A Markov chain Monte Carlo approach for geostatistically simulating mass-conserving subglacial topography

Niya Shao , Emma MacKie, Michael Field, Felicity McCormack

Subglacial topography is critically important for simulating ice sheet evolution and projecting sea-level contributions. However, the subglacial topography of the Antarctic Ice Sheet is sparsely measured. Obtaining a gridded topography map used in ice sheet simulations requires interpolating the sparse measurements or inverting topography from observations of ice velocity and surface elevation. Traditional inverse methods based on the mass conservation law often produce a single topography that is overly smooth and does not capture the non-uniqueness of the solutions to mass conservation. Instead of solving for a single topography deterministically, stochastic methods can be developed to simulate equiprobable realizations of mass-conserving topography with realistic roughness.

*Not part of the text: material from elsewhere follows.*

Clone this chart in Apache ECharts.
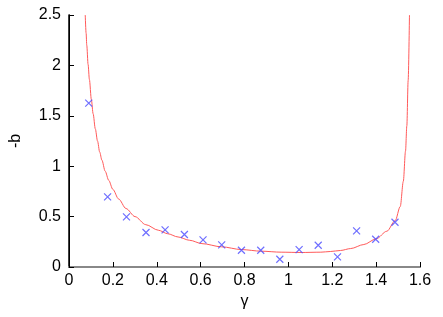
<!DOCTYPE html>
<html><head><meta charset="utf-8">
<script src="https://cdn.jsdelivr.net/npm/echarts@6/dist/echarts.min.js"></script>
<style>html,body{margin:0;padding:0;background:#fff}#c{width:443px;height:317px}</style>
</head><body><div id="c"></div>
<script>
// measured points (gamma, -b)
var pointGamma = [0.090, 0.176, 0.262, 0.351, 0.438, 0.526, 0.611, 0.696, 0.786, 0.874, 0.961, 1.049, 1.136, 1.224, 1.311, 1.398, 1.486];
var pointB     = [1.626, 0.695, 0.497, 0.342, 0.368, 0.322, 0.269, 0.220, 0.166, 0.166, 0.077, 0.173, 0.216, 0.101, 0.358, 0.275, 0.444];
// fitted curve
var curveGamma = [0.074, 0.078, 0.081, 0.087, 0.093, 0.102, 0.110, 0.120, 0.130, 0.140, 0.150, 0.165, 0.181, 0.200, 0.226, 0.260, 0.301, 0.350, 0.407, 0.450, 0.497, 0.550, 0.606, 0.696, 0.786, 0.876, 0.967, 1.058, 1.148, 1.193, 1.238, 1.284, 1.344, 1.400, 1.449, 1.487, 1.510, 1.524, 1.534, 1.540, 1.546, 1.552];
var curveB     = [2.50, 2.32, 2.20, 2.01, 1.86, 1.66, 1.52, 1.37, 1.25, 1.14, 1.06, 0.95, 0.86, 0.77, 0.675, 0.58, 0.50, 0.42, 0.365, 0.33, 0.298, 0.265, 0.232, 0.200, 0.173, 0.157, 0.147, 0.144, 0.147, 0.154, 0.164, 0.183, 0.223, 0.279, 0.355, 0.46, 0.60, 0.85, 1.15, 1.40, 1.85, 2.50];
var xTicks = [0, 0.2, 0.4, 0.6, 0.8, 1, 1.2, 1.4, 1.6];
var yTicks = [0, 0.5, 1, 1.5, 2, 2.5];

var pts = pointGamma.map(function(g,i){return [g, pointB[i]];});
var crv = curveGamma.map(function(g,i){return [g, curveB[i]];});
var font = 'Liberation Sans, Arial, sans-serif';
var chart = echarts.init(document.getElementById('c'), null, {renderer:'canvas'});
chart.setOption({
  animation:false,
  grid:{left:66, right:23, top:15, bottom:50},
  xAxis:[{
    type:'value', min:xTicks[0], max:xTicks[xTicks.length-1], interval:0.2,
    name:'γ', nameLocation:'middle', nameGap:16,
    nameTextStyle:{color:'#000', fontSize:16, fontFamily:font},
    axisLine:{show:true, onZero:false, lineStyle:{color:'#000', width:1}},
    axisTick:{show:true, inside:true, length:5, lineStyle:{color:'#000'}},
    axisLabel:{color:'#000', fontSize:16, fontFamily:font, margin:6},
    splitLine:{show:false}
  },{
    type:'value', position:'top', min:0, max:1.6,
    axisLine:{show:true, lineStyle:{color:'#888', width:2}},
    axisTick:{show:false}, axisLabel:{show:false}, splitLine:{show:false}
  }],
  yAxis:[{
    type:'value', min:yTicks[0], max:yTicks[yTicks.length-1], interval:0.5,
    name:'-b', nameLocation:'middle', nameGap:45, nameRotate:90,
    nameTextStyle:{color:'#000', fontSize:16, fontFamily:font},
    axisLine:{show:true, onZero:false, lineStyle:{color:'#000', width:1}},
    axisTick:{show:true, inside:true, length:5, lineStyle:{color:'#000'}},
    axisLabel:{color:'#000', fontSize:16, fontFamily:font, margin:8},
    splitLine:{show:false}
  },{
    type:'value', position:'right', min:0, max:2.5,
    axisLine:{show:true, lineStyle:{color:'#000', width:1.5}},
    axisTick:{show:false}, axisLabel:{show:false}, splitLine:{show:false}
  }],
  series:[{
    type:'line', data:crv, showSymbol:false, smooth:0.3, smoothMonotone:'x', clip:true,
    lineStyle:{color:'#ff5a5a', width:1}, z:2
  },{
    type:'scatter', data:pts, symbol:'path://M0,0L10,10M10,0L0,10', symbolSize:7,
    itemStyle:{color:'rgba(0,0,0,0)', borderColor:'#4a4aff', borderWidth:1.2}, z:3
  }]
});
</script></body></html>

In this study, we develop a new algorithm that combines geostatistical simulations with Markov chain Monte Carlo (MCMC) to stochastically generate subglacial topography realizations for Denman Glacier. The final topography ensemble shows significant elevation differences to BedMachine and large topographic uncertainty. This topography ensemble can be incorporated in ensemble modeling, allowing the propagation of topographic uncertainty to the uncertainty in sea level contribution predictions.